Interconnecting Emergency Medicine Research: the Value of National Research Networks.
1Pediatrics, Schulich School of Medicine and Dentistry, Western University, Canada
Research In Emergency Medicine has many challenges. The ability to conduct large randomize clinical trails can be hampered by the busy ED environment, the short contact time of the ED team with the patients being recruited to participate in research, and obtaining the number of patients required to generate clinical significant results that can impact patient care. The development of Research Networks can circumvent some of the issues that impact on acquiring ED patients to conduct patient centre outcomes that will meaningfully contribute to their care. Research Networks have many benefits including increasing the caliber of research undertaken, procuring research funding and improving research from time of implementation to publication.
This presentation will discuss the challenges and principles involved in the development of a national research network to conduct high quality multi-centred research in Emergency Medicine. The presentation will discuss the development of a new network entitled Network of Canadian Emergency Researchers (NCER).
The presentation will also compare the development of this NCER to a longer standing Research Network know as Pediatric Emergency Research Canada (PERC). PERC is a successful Canadian research network that has demonstrated the opportunities offered by Research Networks.

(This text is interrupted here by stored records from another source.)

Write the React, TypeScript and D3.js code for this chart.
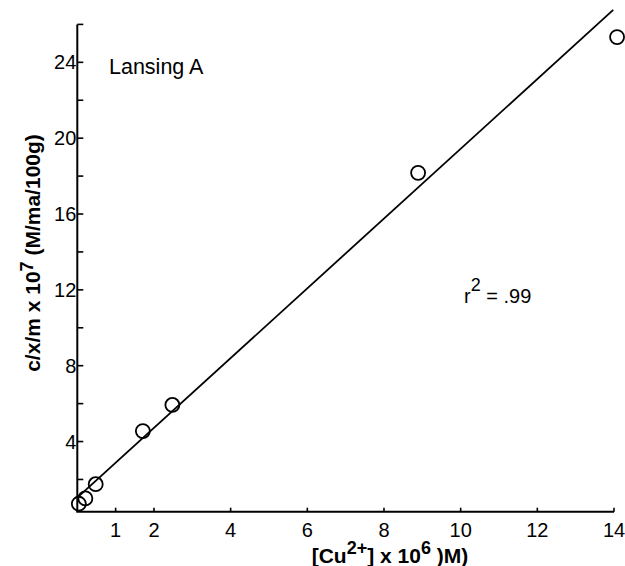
import React from 'react';
import * as d3 from 'd3';

// Data
const xValues = [0.04, 0.21, 0.48, 1.71, 2.48, 8.89, 14.08];
const yValues = [0.72, 1.0, 1.75, 4.55, 5.93, 18.17, 25.33];
const xTicks = [1, 2, 4, 6, 8, 10, 12, 14];
const yTicks = [2, 4, 6, 8, 10, 12, 14, 16, 18, 20, 22, 24, 26];
const yTickLabels = [4, 8, 12, 16, 20, 24];
const fitIntercept = 1.04;
const fitSlope = 1.84;
const fitXRange = [0, 13.98];

const FONT = '"Liberation Sans", Arial, Helvetica, sans-serif';

export default function App() {
  const W = 625, H = 566;
  const x = d3.scaleLinear().domain([0, 14]).range([77.3, 614]);
  const y = d3.scaleLinear().domain([0.3, 26]).range([511.7, 24.4]);

  const fitData = fitXRange.map((v) => [v, fitIntercept + fitSlope * v] as [number, number]);
  const lineGen = d3.line<[number, number]>().x((d) => x(d[0])).y((d) => y(d[1]));

  const x0 = x(0);
  const yBottom = y(0.3);

  return (
    <svg width={W} height={H} style={{ position: 'absolute', left: 0, top: 0, background: '#fff' }} fontFamily={FONT}>
      <rect x={0} y={0} width={W} height={H} fill="#fff" />
      {/* Y axis */}
      <line x1={x0} x2={x0} y1={y(26)} y2={yBottom} stroke="#000" strokeWidth={2} />
      {yTicks.map((t) => (
        <line key={'yt' + t} x1={x0} x2={x0 + 6} y1={y(t)} y2={y(t)} stroke="#000" strokeWidth={1.6} />
      ))}
      {yTickLabels.map((t) => (
        <text key={'yl' + t} x={x0 - 1} y={y(t)} dy="0.35em" textAnchor="end" fontSize={20} fill="#000">
          {t}
        </text>
      ))}
      {/* X axis */}
      <line x1={x0 - 1} x2={x(14)} y1={yBottom} y2={yBottom} stroke="#000" strokeWidth={2} />
      {xTicks.map((t) => (
        <line key={'xt' + t} x1={x(t)} x2={x(t)} y1={yBottom} y2={yBottom - 4} stroke="#000" strokeWidth={1.6} />
      ))}
      {xTicks.map((t) => (
        <text key={'xl' + t} x={x(t)} y={537} textAnchor="middle" fontSize={20} fill="#000">
          {t}
        </text>
      ))}
      {/* Fit line */}
      <path d={lineGen(fitData) || ''} fill="none" stroke="#000" strokeWidth={1.8} />
      {/* Points */}
      {xValues.map((v, i) => (
        <circle key={'p' + i} cx={x(v)} cy={y(yValues[i])} r={7} fill="none" stroke="#000" strokeWidth={1.8} />
      ))}
      {/* Annotations */}
      <text x={109} y={73.5} fontSize={21.5} fill="#000">Lansing A</text>
      <text x={464} y={303} fontSize={20} fill="#000">
        r<tspan fontSize={18} dy={-12}>2</tspan>
        <tspan dy={12}> = .99</tspan>
      </text>
      {/* Axis titles */}
      <text x={390} y={563} textAnchor="middle" fontSize={21} fontWeight="bold" fill="#000">
        [Cu<tspan fontSize={18} dy={-9}>2+</tspan>
        <tspan dy={9}>] x 10</tspan>
        <tspan fontSize={18} dy={-9}>6</tspan>
        <tspan dy={9}> )M)</tspan>
      </text>
      <text transform="translate(39.5,253) rotate(-90)" textAnchor="middle" fontSize={21} fontWeight="bold" fill="#000">
        c/x/m x 10<tspan fontSize={18} dy={-7}>7</tspan>
        <tspan dy={7}> (M/ma/100g)</tspan>
      </text>
    </svg>
  );
}
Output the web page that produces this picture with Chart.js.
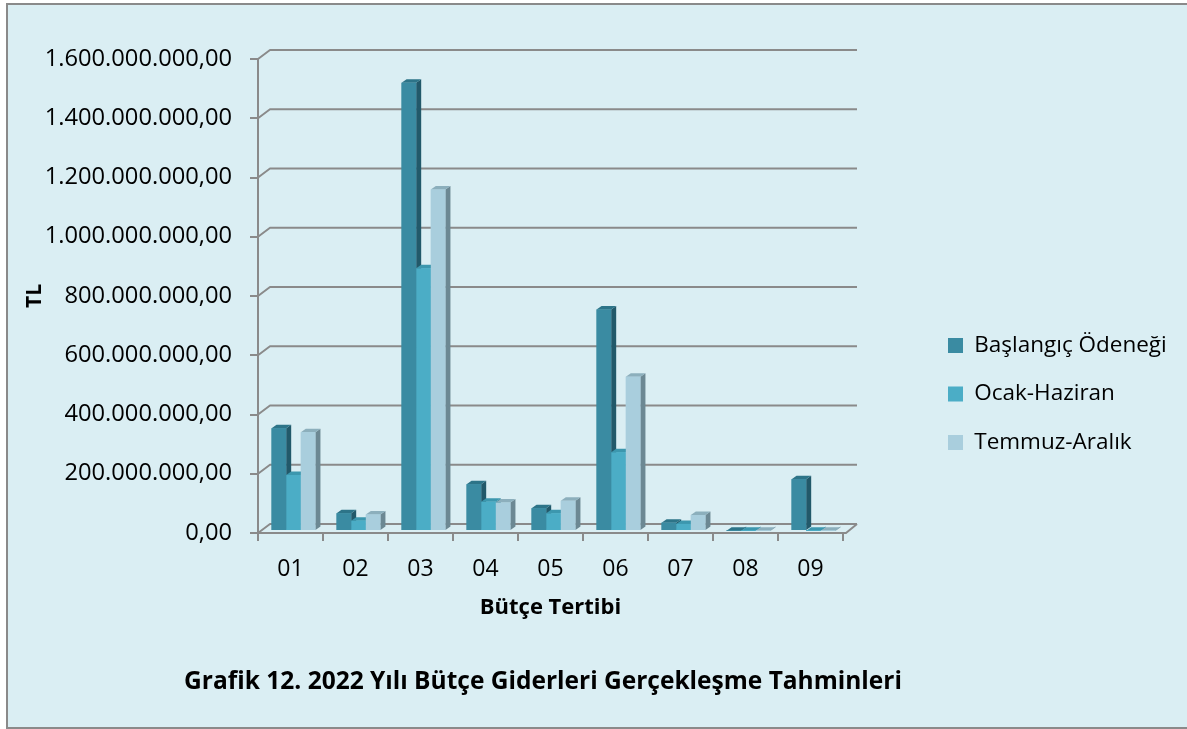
<!DOCTYPE html>
<html>
<head>
<meta charset="utf-8">
<script src="https://cdn.jsdelivr.net/npm/chart.js@4.4.1/dist/chart.umd.min.js"></script>
<style>
  html, body { margin: 0; padding: 0; background: #ffffff; overflow: hidden; }
  #frame { position: absolute; left: 6px; top: 3px; width: 1200px; height: 726px; box-sizing: border-box;
           border: 2px solid #8a8a8a; background: #DAEEF3; }
  #wrap { position: absolute; left: 0; top: 0; width: 1187px; height: 729px; }
</style>
</head>
<body>
<div id="frame"></div>
<div id="wrap"><canvas id="c" width="1187" height="729"></canvas></div>
<script>
// ---- data ----
const categories = ['01', '02', '03', '04', '05', '06', '07', '08', '09'];
const seriesNames = ['Başlangıç Ödeneği', 'Ocak-Haziran', 'Temmuz-Aralık'];
const baslangic = [347000000, 60000000, 1513000000, 158000000, 77000000, 748000000, 28000000, 1000000, 175000000];
const ocakHaziran = [189000000, 35000000, 887000000, 99000000, 60000000, 266000000, 24000000, 500000, 500000];
const temmuzAralik = [333000000, 56000000, 1153000000, 96000000, 102000000, 521000000, 54000000, 500000, 500000];
const yTicks = [0, 200000000, 400000000, 600000000, 800000000, 1000000000, 1200000000, 1400000000, 1600000000];
const chartTitle = 'Grafik 12. 2022 Yılı Bütçe Giderleri Gerçekleşme Tahminleri';
const xTitle = 'Bütçe Tertibi';
const yTitle = 'TL';

// ---- styles ----
const FONT = "'Open Sans', 'Noto Sans', sans-serif";
const AXIS = '#8a8a8a';
const faces = [
  { front: '#3A8BA2', side: '#22596A', top: '#2D7488' },
  { front: '#4BADC6', side: '#2F8198', top: '#3C97AE' },
  { front: '#A9CEDD', side: '#6C8893', top: '#8CAFBC' }
];
const WALL = { dx: 12, dy: -9 };
const SHIFT = { dx: 3, dy: -2 };
const BDEPTH = { dx: 5, dy: -3.5 };
const TITLE_SPAN = { left: 8, right: 1078 };

function fmtTR(v) {
  const s = Math.round(v).toString().replace(/\B(?=(\d{3})+(?!\d))/g, '.');
  return s + ',00';
}

const threeD = {
  id: 'threeD',
  afterLayout(chart) {
    const t = chart.titleBlock;
    if (t) {
      t.left = TITLE_SPAN.left;
      t.right = TITLE_SPAN.right;
      t.width = TITLE_SPAN.right - TITLE_SPAN.left;
    }
  },
  beforeDatasetsDraw(chart) {
    const { ctx, chartArea: a, scales } = chart;
    const y = scales.y;
    ctx.save();
    ctx.strokeStyle = AXIS;
    ctx.lineWidth = 2;
    ctx.lineJoin = 'round';
    yTicks.forEach(v => {
      const py = y.getPixelForValue(v);
      ctx.beginPath();
      ctx.moveTo(a.left, py);
      ctx.lineTo(a.left + WALL.dx, py + WALL.dy);
      ctx.lineTo(a.right + WALL.dx + 2, py + WALL.dy);
      ctx.stroke();
    });
    ctx.beginPath();
    ctx.moveTo(a.right, a.bottom);
    ctx.lineTo(a.right + 3, a.bottom);
    ctx.lineTo(a.right + WALL.dx + 2, a.bottom + WALL.dy);
    ctx.stroke();
    ctx.restore();
    ctx.save();
    ctx.translate(SHIFT.dx, SHIFT.dy);
  },
  afterDatasetsDraw(chart) {
    const ctx = chart.ctx;
    const n = chart.data.labels.length;
    for (let j = 0; j < n; j++) {
      for (let i = 0; i < chart.data.datasets.length; i++) {
        const el = chart.getDatasetMeta(i).data[j];
        if (!el) continue;
        const { x, y, base, width } = el.getProps(['x', 'y', 'base', 'width'], true);
        const l = x - width / 2, r = x + width / 2;
        const c = faces[i];
        ctx.fillStyle = c.side;
        ctx.beginPath();
        ctx.moveTo(r, y); ctx.lineTo(r + BDEPTH.dx, y + BDEPTH.dy);
        ctx.lineTo(r + BDEPTH.dx, base + BDEPTH.dy); ctx.lineTo(r, base);
        ctx.closePath(); ctx.fill();
        ctx.fillStyle = c.top;
        ctx.beginPath();
        ctx.moveTo(l, y); ctx.lineTo(l + BDEPTH.dx, y + BDEPTH.dy);
        ctx.lineTo(r + BDEPTH.dx, y + BDEPTH.dy); ctx.lineTo(r, y);
        ctx.closePath(); ctx.fill();
        ctx.fillStyle = c.front;
        ctx.fillRect(l, y, width, base - y);
      }
    }
    ctx.restore();
  }
};

const seriesData = [baslangic, ocakHaziran, temmuzAralik];

new Chart(document.getElementById('c'), {
  type: 'bar',
  data: {
    labels: categories,
    datasets: seriesNames.map((name, i) => ({
      label: name,
      data: seriesData[i],
      backgroundColor: faces[i].front,
      borderWidth: 0,
      categoryPercentage: 0.675,
      barPercentage: 1.0
    }))
  },
  options: {
    responsive: false,
    animation: false,
    events: [],
    layout: { padding: { left: 8, top: 59, right: 15, bottom: 0 } },
    plugins: {
      tooltip: { enabled: false },
      legend: {
        position: 'right',
        maxWidth: 250,
        labels: {
          boxWidth: 15, boxHeight: 15, padding: 26,
          color: '#000', font: { family: FONT, size: 22.5 }
        }
      },
      title: {
        display: true,
        text: chartTitle,
        position: 'bottom',
        fullSize: false,
        color: '#000',
        font: { family: FONT, size: 24.5, weight: 'bold', lineHeight: 1.2 },
        padding: { top: 39.3, bottom: 32.3 }
      }
    },
    scales: {
      x: {
        offset: true,
        grid: { display: true, drawOnChartArea: false, drawTicks: true, tickLength: 8, color: AXIS, lineWidth: 2, offset: true },
        border: { display: true, color: AXIS, width: 2 },
        ticks: { color: '#000', font: { family: FONT, size: 23 }, padding: 14.5 },
        title: { display: true, text: xTitle, color: '#000', font: { family: FONT, size: 22, weight: 'bold', lineHeight: 1.2 }, padding: { top: 0, bottom: 6.8 } },
        afterFit(s) { s.height = 95; }
      },
      y: {
        min: 0, max: 1600000000,
        afterBuildTicks(s) { s.ticks = yTicks.map(v => ({ value: v })); },
        grid: { display: true, drawOnChartArea: false, drawTicks: true, tickLength: 8, color: AXIS, lineWidth: 2 },
        border: { display: true, color: AXIS, width: 2 },
        ticks: { color: '#000', font: { family: FONT, size: 23.7 }, padding: 18, callback: v => fmtTR(v) },
        title: { display: true, text: yTitle, color: '#000', font: { family: FONT, size: 21, weight: 'bold', lineHeight: 1.2 }, padding: { top: 14.4, bottom: 0 } },
        afterFit(s) { s.width = 250; }
      },
      spacer: {
        type: 'linear',
        position: 'right',
        display: true,
        grid: { display: false },
        border: { display: false },
        ticks: { display: false },
        afterFit(s) { s.width = 79; }
      }
    }
  },
  plugins: [threeD]
});
</script>
</body>
</html>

A model for development of a Research Network will be discussed, including the issues of developing terms of reference, intellectual property, endorsement process, value to the participants. The PERC network will be used to catalog the success of a developed research network.
Types of networks will be discussed.
National Research Networks are an important model for the development of high quality patient outcome research. Such networks enhance the quality of research, the time line and validity of the research.